start DATA PROVIDED

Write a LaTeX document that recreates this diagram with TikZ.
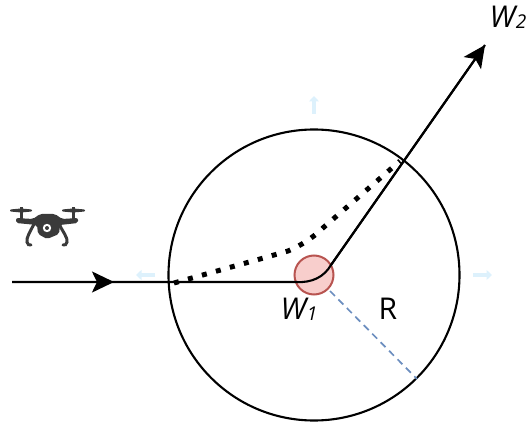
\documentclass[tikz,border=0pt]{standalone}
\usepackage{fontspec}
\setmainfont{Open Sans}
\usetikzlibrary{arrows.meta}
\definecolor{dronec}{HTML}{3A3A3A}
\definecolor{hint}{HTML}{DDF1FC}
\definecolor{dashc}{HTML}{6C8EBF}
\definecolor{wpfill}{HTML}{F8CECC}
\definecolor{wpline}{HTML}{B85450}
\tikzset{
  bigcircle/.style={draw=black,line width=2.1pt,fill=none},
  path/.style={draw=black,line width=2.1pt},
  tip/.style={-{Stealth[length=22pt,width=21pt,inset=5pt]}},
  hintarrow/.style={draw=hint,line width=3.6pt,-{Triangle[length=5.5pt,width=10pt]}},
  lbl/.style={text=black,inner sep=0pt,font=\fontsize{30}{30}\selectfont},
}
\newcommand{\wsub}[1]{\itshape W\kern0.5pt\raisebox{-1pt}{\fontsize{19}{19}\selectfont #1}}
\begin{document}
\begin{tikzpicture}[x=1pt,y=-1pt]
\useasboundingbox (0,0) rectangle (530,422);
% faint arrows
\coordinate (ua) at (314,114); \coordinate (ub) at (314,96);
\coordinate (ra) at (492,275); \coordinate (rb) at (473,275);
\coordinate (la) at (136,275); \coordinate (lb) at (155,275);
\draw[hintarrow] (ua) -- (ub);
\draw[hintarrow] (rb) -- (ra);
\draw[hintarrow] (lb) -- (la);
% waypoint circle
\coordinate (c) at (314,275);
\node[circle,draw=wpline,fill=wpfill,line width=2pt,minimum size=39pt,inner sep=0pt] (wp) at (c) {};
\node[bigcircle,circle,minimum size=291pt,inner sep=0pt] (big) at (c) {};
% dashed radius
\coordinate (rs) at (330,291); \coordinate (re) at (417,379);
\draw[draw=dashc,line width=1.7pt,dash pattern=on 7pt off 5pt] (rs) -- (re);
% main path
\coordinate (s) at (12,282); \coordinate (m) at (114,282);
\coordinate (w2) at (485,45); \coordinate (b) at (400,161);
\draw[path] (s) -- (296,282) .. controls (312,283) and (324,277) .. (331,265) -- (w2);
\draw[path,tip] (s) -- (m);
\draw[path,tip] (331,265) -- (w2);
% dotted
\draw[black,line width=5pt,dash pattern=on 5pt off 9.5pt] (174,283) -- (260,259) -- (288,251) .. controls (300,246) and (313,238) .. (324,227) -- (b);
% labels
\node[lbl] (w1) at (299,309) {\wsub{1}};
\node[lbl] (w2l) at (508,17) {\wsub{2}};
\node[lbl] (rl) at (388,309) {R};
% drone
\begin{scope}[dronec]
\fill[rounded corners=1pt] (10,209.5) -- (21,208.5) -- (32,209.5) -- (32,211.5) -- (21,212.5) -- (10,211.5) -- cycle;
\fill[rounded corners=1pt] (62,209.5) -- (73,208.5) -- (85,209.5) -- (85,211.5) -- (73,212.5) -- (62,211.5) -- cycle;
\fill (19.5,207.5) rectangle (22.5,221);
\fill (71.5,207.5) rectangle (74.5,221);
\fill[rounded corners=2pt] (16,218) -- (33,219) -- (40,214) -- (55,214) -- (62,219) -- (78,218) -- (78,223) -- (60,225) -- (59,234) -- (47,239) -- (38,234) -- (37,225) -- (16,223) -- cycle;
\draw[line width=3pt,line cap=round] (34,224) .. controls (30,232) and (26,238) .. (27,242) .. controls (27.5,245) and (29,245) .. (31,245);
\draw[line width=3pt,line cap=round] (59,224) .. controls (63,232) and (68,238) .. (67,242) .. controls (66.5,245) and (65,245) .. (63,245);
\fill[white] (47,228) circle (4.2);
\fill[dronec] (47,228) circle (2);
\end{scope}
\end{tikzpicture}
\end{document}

end DATA PROVIDED

Without the pictures, write out the whole listing above exactly as it appears.

- CORRECT RESULT:
Write a LaTeX document that recreates this diagram with TikZ.
\documentclass[tikz,border=0pt]{standalone}
\usepackage{fontspec}
\setmainfont{Open Sans}
\usetikzlibrary{arrows.meta}
\definecolor{dronec}{HTML}{3A3A3A}
\definecolor{hint}{HTML}{DDF1FC}
\definecolor{dashc}{HTML}{6C8EBF}
\definecolor{wpfill}{HTML}{F8CECC}
\definecolor{wpline}{HTML}{B85450}
\tikzset{
  bigcircle/.style={draw=black,line width=2.1pt,fill=none},
  path/.style={draw=black,line width=2.1pt},
  tip/.style={-{Stealth[length=22pt,width=21pt,inset=5pt]}},
  hintarrow/.style={draw=hint,line width=3.6pt,-{Triangle[length=5.5pt,width=10pt]}},
  lbl/.style={text=black,inner sep=0pt,font=\fontsize{30}{30}\selectfont},
}
\newcommand{\wsub}[1]{\itshape W\kern0.5pt\raisebox{-1pt}{\fontsize{19}{19}\selectfont #1}}
\begin{document}
\begin{tikzpicture}[x=1pt,y=-1pt]
\useasboundingbox (0,0) rectangle (530,422);
% faint arrows
\coordinate (ua) at (314,114); \coordinate (ub) at (314,96);
\coordinate (ra) at (492,275); \coordinate (rb) at (473,275);
\coordinate (la) at (136,275); \coordinate (lb) at (155,275);
\draw[hintarrow] (ua) -- (ub);
\draw[hintarrow] (rb) -- (ra);
\draw[hintarrow] (lb) -- (la);
% waypoint circle
\coordinate (c) at (314,275);
\node[circle,draw=wpline,fill=wpfill,line width=2pt,minimum size=39pt,inner sep=0pt] (wp) at (c) {};
\node[bigcircle,circle,minimum size=291pt,inner sep=0pt] (big) at (c) {};
% dashed radius
\coordinate (rs) at (330,291); \coordinate (re) at (417,379);
\draw[draw=dashc,line width=1.7pt,dash pattern=on 7pt off 5pt] (rs) -- (re);
% main path
\coordinate (s) at (12,282); \coordinate (m) at (114,282);
\coordinate (w2) at (485,45); \coordinate (b) at (400,161);
\draw[path] (s) -- (296,282) .. controls (312,283) and (324,277) .. (331,265) -- (w2);
\draw[path,tip] (s) -- (m);
\draw[path,tip] (331,265) -- (w2);
% dotted
\draw[black,line width=5pt,dash pattern=on 5pt off 9.5pt] (174,283) -- (260,259) -- (288,251) .. controls (300,246) and (313,238) .. (324,227) -- (b);
% labels
\node[lbl] (w1) at (299,309) {\wsub{1}};
\node[lbl] (w2l) at (508,17) {\wsub{2}};
\node[lbl] (rl) at (388,309) {R};
% drone
\begin{scope}[dronec]
\fill[rounded corners=1pt] (10,209.5) -- (21,208.5) -- (32,209.5) -- (32,211.5) -- (21,212.5) -- (10,211.5) -- cycle;
\fill[rounded corners=1pt] (62,209.5) -- (73,208.5) -- (85,209.5) -- (85,211.5) -- (73,212.5) -- (62,211.5) -- cycle;
\fill (19.5,207.5) rectangle (22.5,221);
\fill (71.5,207.5) rectangle (74.5,221);
\fill[rounded corners=2pt] (16,218) -- (33,219) -- (40,214) -- (55,214) -- (62,219) -- (78,218) -- (78,223) -- (60,225) -- (59,234) -- (47,239) -- (38,234) -- (37,225) -- (16,223) -- cycle;
\draw[line width=3pt,line cap=round] (34,224) .. controls (30,232) and (26,238) .. (27,242) .. controls (27.5,245) and (29,245) .. (31,245);
\draw[line width=3pt,line cap=round] (59,224) .. controls (63,232) and (68,238) .. (67,242) .. controls (66.5,245) and (65,245) .. (63,245);
\fill[white] (47,228) circle (4.2);
\fill[dronec] (47,228) circle (2);
\end{scope}
\end{tikzpicture}
\end{document}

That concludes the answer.